» **Stated problem**
Only a number is required: how many lines of the material contain the word "script"?

» **Data shown**

* * * * *

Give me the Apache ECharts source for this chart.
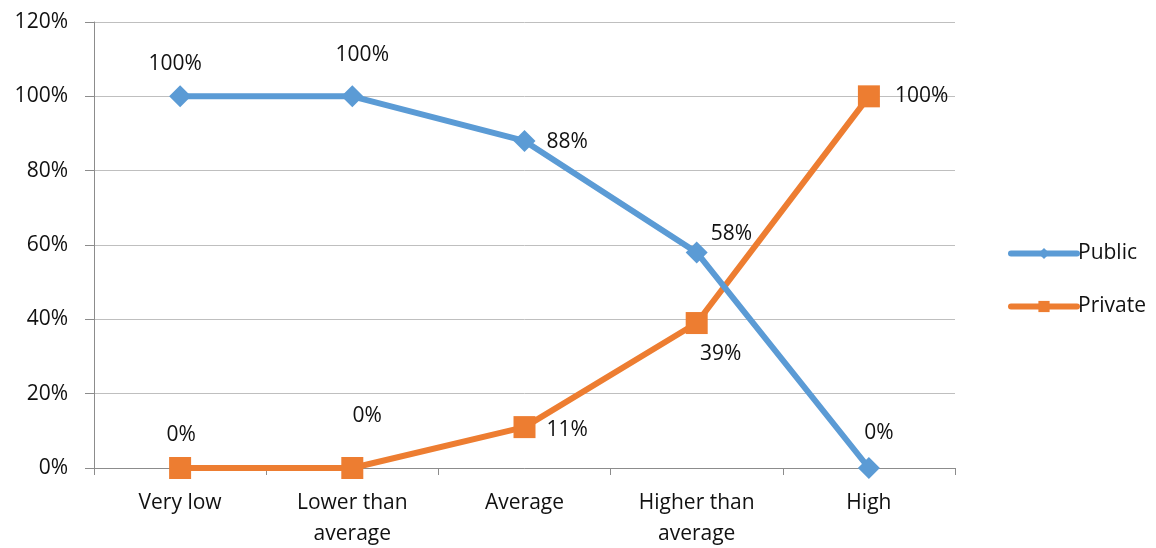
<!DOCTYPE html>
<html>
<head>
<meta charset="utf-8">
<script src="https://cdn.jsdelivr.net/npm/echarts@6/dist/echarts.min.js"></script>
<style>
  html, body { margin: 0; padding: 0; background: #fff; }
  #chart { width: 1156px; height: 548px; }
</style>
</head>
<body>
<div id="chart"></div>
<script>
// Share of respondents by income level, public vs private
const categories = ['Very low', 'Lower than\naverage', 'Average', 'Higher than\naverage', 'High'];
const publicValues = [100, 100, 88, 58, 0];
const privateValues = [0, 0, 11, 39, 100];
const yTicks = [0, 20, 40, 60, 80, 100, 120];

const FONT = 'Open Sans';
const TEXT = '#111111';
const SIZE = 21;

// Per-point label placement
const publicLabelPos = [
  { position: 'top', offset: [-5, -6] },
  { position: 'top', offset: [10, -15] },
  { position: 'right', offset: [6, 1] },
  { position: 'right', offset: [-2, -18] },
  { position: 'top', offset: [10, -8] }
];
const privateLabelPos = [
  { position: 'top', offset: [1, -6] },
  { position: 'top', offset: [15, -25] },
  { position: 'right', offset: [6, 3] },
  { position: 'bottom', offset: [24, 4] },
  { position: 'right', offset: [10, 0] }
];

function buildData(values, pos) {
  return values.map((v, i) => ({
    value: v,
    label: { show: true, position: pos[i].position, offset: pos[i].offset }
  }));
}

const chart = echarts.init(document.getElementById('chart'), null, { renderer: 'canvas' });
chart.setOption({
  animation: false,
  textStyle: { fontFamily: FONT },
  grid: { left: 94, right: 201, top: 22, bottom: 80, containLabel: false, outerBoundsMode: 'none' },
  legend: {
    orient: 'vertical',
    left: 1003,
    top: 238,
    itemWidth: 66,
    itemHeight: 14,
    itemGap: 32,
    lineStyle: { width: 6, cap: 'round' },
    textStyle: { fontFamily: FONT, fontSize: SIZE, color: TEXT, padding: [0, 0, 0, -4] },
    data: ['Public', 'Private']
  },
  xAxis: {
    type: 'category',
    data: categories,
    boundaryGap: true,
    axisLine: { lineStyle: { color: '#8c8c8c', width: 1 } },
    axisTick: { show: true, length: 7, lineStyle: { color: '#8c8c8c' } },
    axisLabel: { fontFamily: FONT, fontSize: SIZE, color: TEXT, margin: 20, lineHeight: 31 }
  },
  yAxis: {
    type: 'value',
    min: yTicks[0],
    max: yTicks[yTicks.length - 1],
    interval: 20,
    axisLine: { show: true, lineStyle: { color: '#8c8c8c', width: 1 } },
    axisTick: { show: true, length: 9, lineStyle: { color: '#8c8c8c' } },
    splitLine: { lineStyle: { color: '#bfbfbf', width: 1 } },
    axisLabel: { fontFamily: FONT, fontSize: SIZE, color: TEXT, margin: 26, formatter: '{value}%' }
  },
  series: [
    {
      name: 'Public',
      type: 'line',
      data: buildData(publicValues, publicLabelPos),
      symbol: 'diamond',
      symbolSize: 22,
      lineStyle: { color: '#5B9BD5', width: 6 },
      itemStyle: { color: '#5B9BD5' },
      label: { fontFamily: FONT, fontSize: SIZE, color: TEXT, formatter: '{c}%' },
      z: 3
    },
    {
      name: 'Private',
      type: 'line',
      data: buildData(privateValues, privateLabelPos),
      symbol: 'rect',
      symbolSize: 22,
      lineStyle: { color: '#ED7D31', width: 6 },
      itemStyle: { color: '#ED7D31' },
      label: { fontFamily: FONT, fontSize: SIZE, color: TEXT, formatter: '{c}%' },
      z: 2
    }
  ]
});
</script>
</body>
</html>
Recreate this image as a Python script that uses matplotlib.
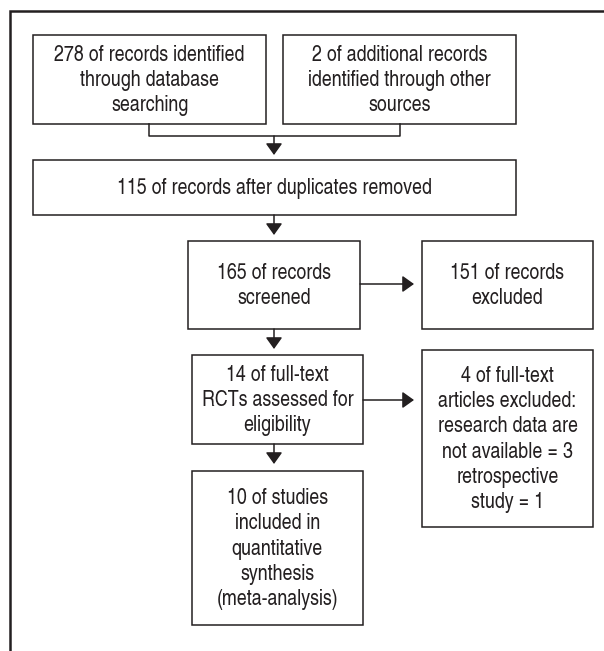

* * * * *

» **Output below**
4